With these industries so wide spread and of such diverse nature, traditional artifacts are probably best left where they are. What can we move in from the power plants at Old Pinawa and Pointe du Bois, the mining communities at Cat Lake, Wadhope, Bissett, or Bernie Lake? Long before the paper mill was established at Pine Falls, woodcutters were taking timber out of the area, some of it pre-sawn, some barged and boomed out on the river. Where would we house a barge or a boat? Forestry fire towers are quickly becoming obsolete, but many fine examples of towers and the wooden accommodations and offices are still intact.
Thirdly, we are surrounded by traditional museums, with Whitemouth, Beausejour and St. Georges already providing the public with a range of homesteading artifacts. What we have are artifacts that are still on site. One might add the old homesteads still intact in Bird River, the Brightstone Post Office and the Riverland School which stands where it stood and served the community for many years.

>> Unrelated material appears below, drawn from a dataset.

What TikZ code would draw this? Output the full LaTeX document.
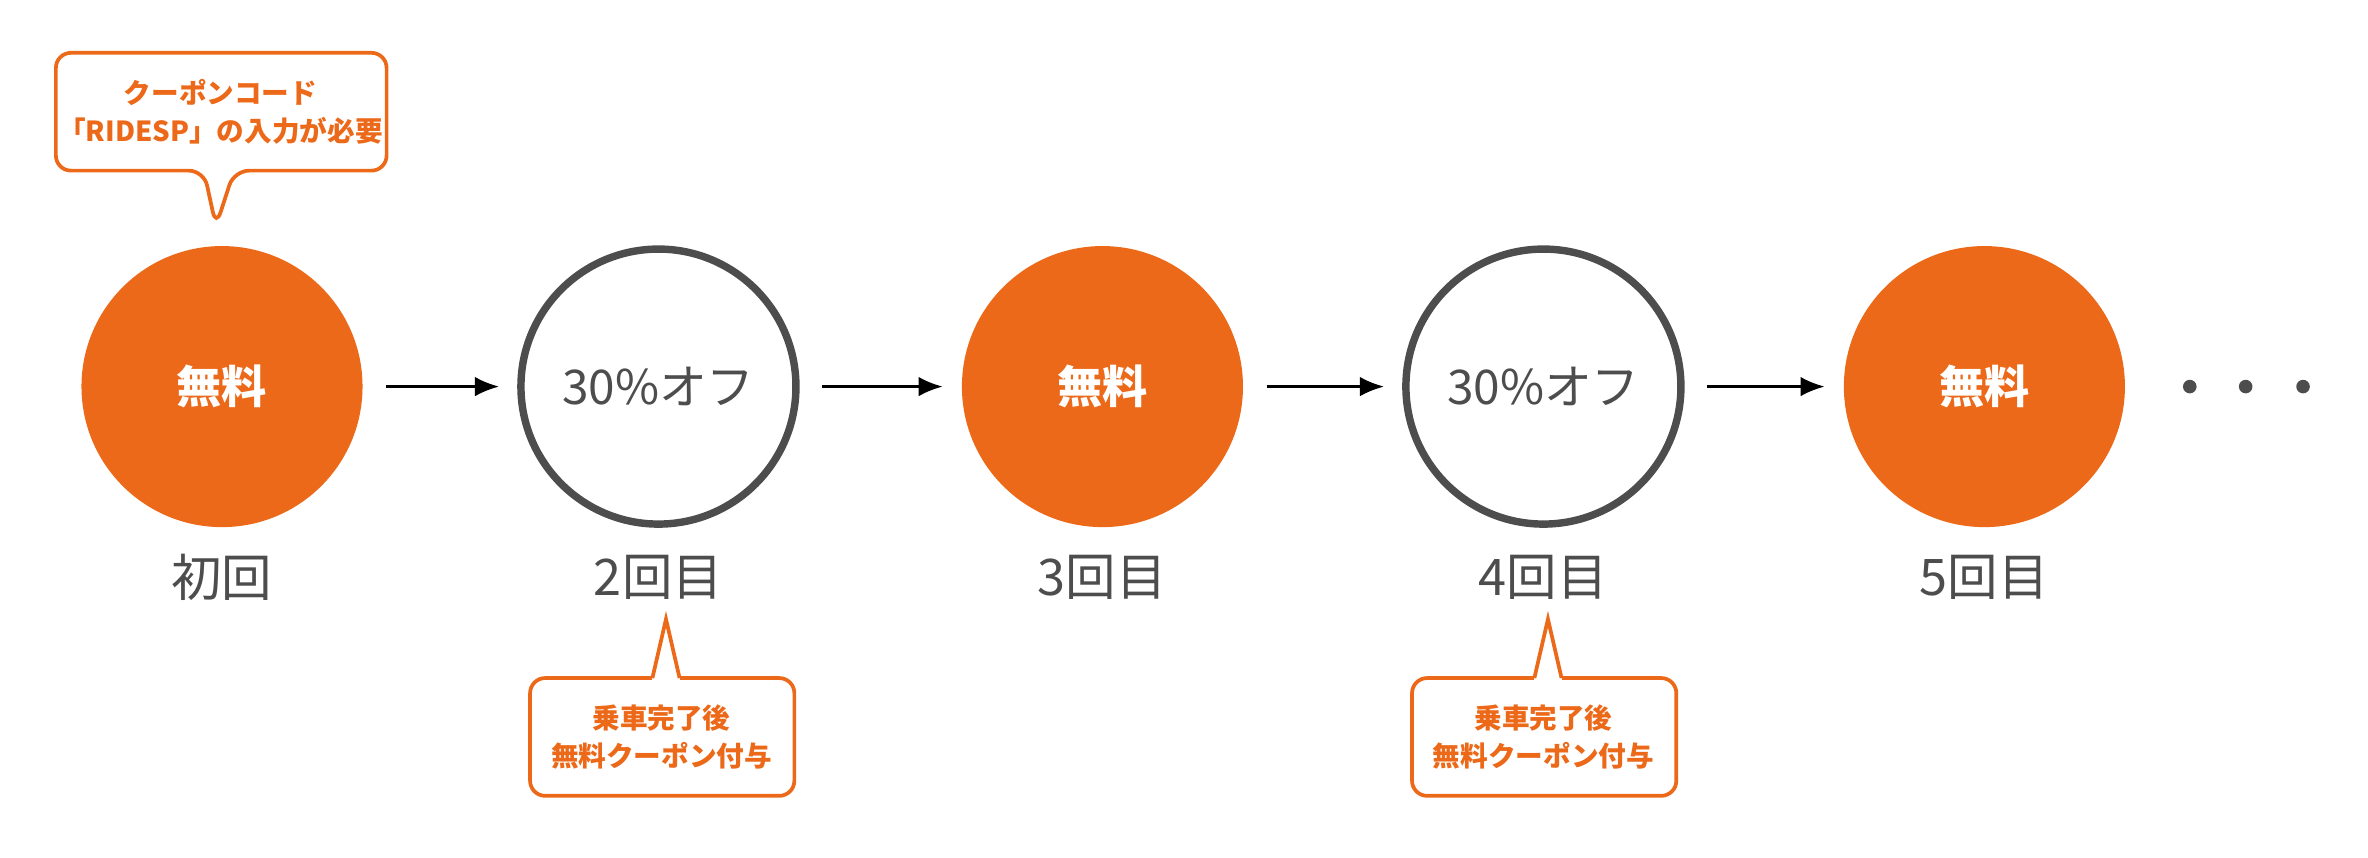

Capital funding in the form of grants and donations are readily available from corporations, government, and within the community. This would provide the dollars for initial construction. Operating funds, which are generally not considered, are ongoing, and much more difficult to raise. Donations are more readily available on a project basis, not for salaries, heat and light.
It also follows that we stand a better chance of fitting into a tourist corridor concept. This service could be both seasonal and informative.
Staffing requirements could be met locally and entrepreneurial opportunities would be created in the areas of tour guiding, food and accommodation services. It would further support and assist local community efforts to preserve their individual histories.
The Lac du Bonnet & District Historical Society can meet its mandate and more effectively respond to the needs of the associated communities if we develop an Orientation Center. It would create a focal point for the diverse and widely dispersed historical sites in our area.
Policy Developed December 1989 Lac du Bonnet & District Historical Society.
Numerous people have served on the Board of Directors from that time. They are shown below.
Founding Board Members: (1988)
|Emberley, Gordon; President||Hammerstedt, Stella|
|Bruneau, Louis||Lesko, Joan|
|Byczek, Adele||Stine, Helen|
Recent history compiled by: Miriam Simoens, Secretary
The Lac du Bonnet and District Historical Society Inc. June/2010
Currently, with clear mandate, dedicated members and wide acceptance in the community it is hoped that the Lac du Bonnet & District Historical Society will be able to continue uneventfully into the future with a program that will benefit the entire community and incoming visitors.